Things have been going that way all month, though. April was totally verpfuscht. And I know why. And I’m going to tell you.
Primzahlfrei. It’s to do with an actual prime obsession that I actually have. This is kind of personal, and a bit embarrassing, but harmless — by comparison, I mean, with other obsessions I might have.
Here’s the thing: My days are numbered.
I have a wee text file I keep for checking historical data, with all the dates Anno Domini up into the middle of this century tallied by Gregorian date, astronomer’s Julian, day of the week, and a couple of others. I generated the thing myself with VBASIC code.

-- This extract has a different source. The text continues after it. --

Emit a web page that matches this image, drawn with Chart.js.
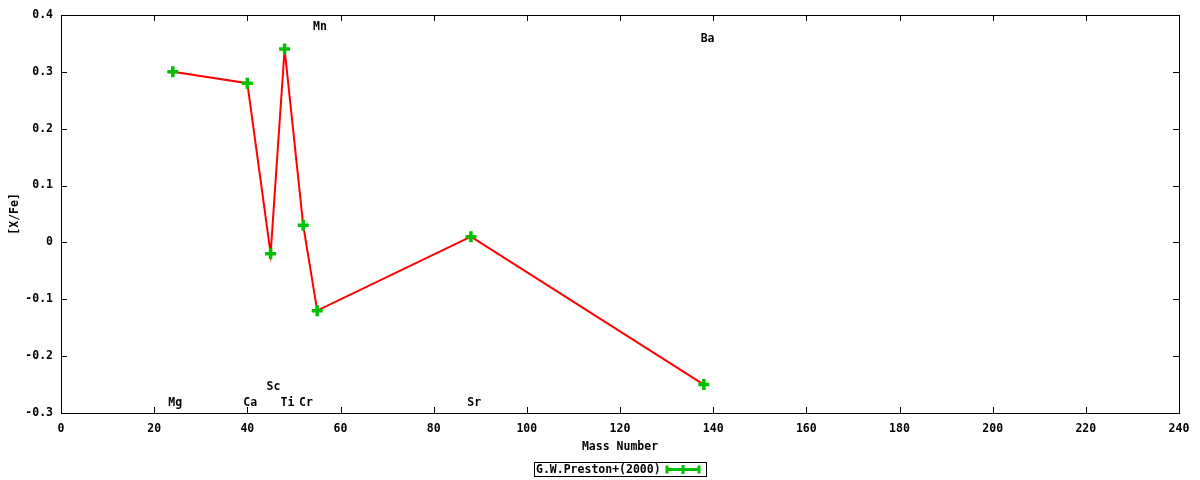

One of those others is my own day number — I mean, counting my date of birth as day one. The first and last days of April were my personal days 22,583 and 22,612, respectively.
Now guess what: There is not a single prime number in that range. April was a prime-free month for me, personally (or anyone else born on my birth date). It was, to use the proper mathematical term of art, primzahlfrei.
This doesn’t happen often — just three times in the past ten years: March 1999, June 2002, and July 2006. It won’t happen again until August 2014. It’s happening more often now than it used to, though, as the numbers get bigger and the primes thin out according to well-known mathematical laws.
Back in my salad days, when the primes were dense, it never used to happen at all. I was 26 years old the first time it did. Same with prime birthdays — I haven’t had one for 30 years (though there’s one coming up in 2011, I see).
So… No wonder I’ve been feeling under the weather. Not to worry, though. May is a prime-rich (primzahlreich) month — May Day itself a prime, followed by five others.
Whaddya mean, I’m a bit weird? We’re all a bit weird. This is harmless weird.
The power of the primes. So now I’m going to tell you my misfortunes this primzahlfrei April. Don’t worry, I have a sense of proportion — this is petty stuff, compared with real misfortune. It does illustrate the mystic power of the prime numbers, though.
Lawn Guy. Here on Lawn Guy Land, the sun came out at last, the birds commenced singing (“the birds all singing their fool heads off, and the ground all mucked up with arbutus,” was Dorothy Parker’s ode to spring, if memory serves) and the grass leapt up. Time for this suburban homeowner to bring out his lawn mower.
I dragged the old beast out from under six months’ accumulated debris at the back of the garage, filled it with gas, and pulled the starter cord ... and pulled, and pulled. Do you think the darn thing would start?
I consulted with a neighbor who is wise in these things. He: “Pour a little gasoline on the air filter.” I did this, and sure enough, the engine started. Then, after a few seconds, died. Repeat five times. Re-consult with wise neighbor. “You probably need a new plug.” That figures. I haven’t changed the plug since I bought the machine eight years ago.
Off to Sears. The plug was only $1.99, but while I was there I bought a new $15 blade and a pack of air filters — I’d noticed how dirty the air filter was — and a quart of oil. That, I thought, should make my little friend happy and eager to serve me for another year.
Not so. With new plug, blade, and air filter, the wretched thing still wouldn’t run for more than a few seconds. Another consultation with neighbor. “It’s messed up,” he said (except that he didn’t exactly say “messed up,” nor even “verpfuscht,” but something pithier). “Get a new one. They’re only a couple hundred dollars.” So they are; but I had laid out thirty for blade, plug, filters, and oil.
My mother-in-law, a very sweet lady who now rests at peace in the arms of Lord Buddha, had a phrase she used to describe the experience of shopping in the deeply consumer-unfriendly China of the 1980s: Hua qian mai qi — “You spend money to buy aggravation.”